* START DATA SHOWN *

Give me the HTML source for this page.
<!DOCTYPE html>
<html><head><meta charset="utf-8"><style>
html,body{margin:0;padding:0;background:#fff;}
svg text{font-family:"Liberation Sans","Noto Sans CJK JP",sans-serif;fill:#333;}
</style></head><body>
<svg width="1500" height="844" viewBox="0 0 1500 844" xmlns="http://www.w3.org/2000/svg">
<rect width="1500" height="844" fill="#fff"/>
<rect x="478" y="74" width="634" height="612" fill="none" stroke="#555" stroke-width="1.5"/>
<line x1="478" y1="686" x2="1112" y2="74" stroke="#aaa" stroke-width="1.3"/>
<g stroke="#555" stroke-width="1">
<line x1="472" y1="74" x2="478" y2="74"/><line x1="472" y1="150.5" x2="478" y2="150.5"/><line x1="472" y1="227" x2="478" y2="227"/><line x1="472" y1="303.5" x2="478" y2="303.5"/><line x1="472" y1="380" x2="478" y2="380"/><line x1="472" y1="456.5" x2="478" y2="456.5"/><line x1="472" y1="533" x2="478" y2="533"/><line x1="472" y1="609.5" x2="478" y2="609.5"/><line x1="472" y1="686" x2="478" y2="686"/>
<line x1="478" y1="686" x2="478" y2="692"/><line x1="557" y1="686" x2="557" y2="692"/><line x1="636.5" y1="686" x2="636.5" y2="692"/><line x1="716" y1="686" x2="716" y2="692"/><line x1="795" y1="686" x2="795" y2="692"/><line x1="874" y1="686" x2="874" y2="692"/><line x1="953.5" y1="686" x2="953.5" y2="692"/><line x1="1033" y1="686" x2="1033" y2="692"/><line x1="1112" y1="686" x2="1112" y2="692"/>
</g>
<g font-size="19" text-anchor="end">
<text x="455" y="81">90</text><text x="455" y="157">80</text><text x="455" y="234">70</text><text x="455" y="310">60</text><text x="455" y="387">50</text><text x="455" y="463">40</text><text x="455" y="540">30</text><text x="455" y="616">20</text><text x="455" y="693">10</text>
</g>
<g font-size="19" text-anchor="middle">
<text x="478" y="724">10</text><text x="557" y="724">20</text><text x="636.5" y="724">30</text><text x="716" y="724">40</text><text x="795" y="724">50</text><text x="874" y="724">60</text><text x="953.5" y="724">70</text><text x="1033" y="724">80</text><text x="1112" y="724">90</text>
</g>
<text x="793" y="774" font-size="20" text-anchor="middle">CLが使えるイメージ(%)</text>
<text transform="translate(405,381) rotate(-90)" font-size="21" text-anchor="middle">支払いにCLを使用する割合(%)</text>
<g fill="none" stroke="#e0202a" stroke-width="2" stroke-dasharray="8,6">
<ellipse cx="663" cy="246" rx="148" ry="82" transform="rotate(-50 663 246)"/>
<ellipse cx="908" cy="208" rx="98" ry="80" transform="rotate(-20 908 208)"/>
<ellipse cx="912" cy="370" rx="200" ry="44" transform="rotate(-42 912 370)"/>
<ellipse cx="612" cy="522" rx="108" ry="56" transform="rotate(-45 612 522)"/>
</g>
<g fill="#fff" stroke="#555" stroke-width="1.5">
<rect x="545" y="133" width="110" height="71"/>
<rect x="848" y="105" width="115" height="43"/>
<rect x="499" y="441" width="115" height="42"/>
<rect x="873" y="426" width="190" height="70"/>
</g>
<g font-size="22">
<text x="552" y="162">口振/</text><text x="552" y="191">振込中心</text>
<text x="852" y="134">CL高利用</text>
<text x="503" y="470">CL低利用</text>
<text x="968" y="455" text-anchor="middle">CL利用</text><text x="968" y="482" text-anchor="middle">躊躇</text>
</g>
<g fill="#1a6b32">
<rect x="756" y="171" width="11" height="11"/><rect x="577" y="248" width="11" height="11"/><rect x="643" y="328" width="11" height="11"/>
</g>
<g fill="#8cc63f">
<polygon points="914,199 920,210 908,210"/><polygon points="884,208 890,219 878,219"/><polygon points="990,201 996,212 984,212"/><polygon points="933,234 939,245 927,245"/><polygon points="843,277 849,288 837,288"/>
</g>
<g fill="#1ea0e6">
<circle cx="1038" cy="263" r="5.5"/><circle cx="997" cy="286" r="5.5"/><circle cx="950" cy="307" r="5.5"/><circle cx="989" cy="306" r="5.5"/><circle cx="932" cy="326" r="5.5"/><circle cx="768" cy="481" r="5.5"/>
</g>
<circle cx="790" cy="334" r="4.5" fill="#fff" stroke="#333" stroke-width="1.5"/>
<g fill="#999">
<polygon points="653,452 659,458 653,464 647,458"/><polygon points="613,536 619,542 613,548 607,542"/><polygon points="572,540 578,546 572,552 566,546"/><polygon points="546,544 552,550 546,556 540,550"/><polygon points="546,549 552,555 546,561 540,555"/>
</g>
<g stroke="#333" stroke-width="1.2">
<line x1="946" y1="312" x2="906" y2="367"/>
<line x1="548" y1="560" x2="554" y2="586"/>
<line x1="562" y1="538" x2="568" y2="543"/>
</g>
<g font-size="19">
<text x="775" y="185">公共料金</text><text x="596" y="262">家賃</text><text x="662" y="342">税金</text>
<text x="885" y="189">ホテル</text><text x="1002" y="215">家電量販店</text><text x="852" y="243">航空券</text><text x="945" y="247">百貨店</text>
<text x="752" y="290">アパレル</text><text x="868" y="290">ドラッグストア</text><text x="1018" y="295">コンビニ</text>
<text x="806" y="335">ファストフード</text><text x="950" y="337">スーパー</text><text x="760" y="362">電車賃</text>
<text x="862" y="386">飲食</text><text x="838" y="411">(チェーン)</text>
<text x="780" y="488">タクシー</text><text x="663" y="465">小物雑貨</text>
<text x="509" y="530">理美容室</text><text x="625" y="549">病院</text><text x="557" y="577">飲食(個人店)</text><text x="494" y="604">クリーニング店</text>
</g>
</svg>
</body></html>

* END DATA SHOWN *
* START DATA SHOWN *

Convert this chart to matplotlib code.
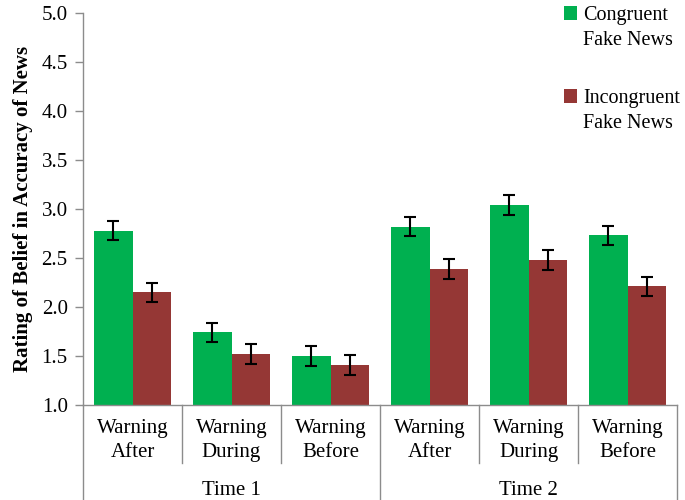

* END DATA SHOWN *

Gather up every line from the listing above in which the word "this" occurs.

• **THE SOLUTION**
Give me the HTML source for this page.
Convert this chart to matplotlib code.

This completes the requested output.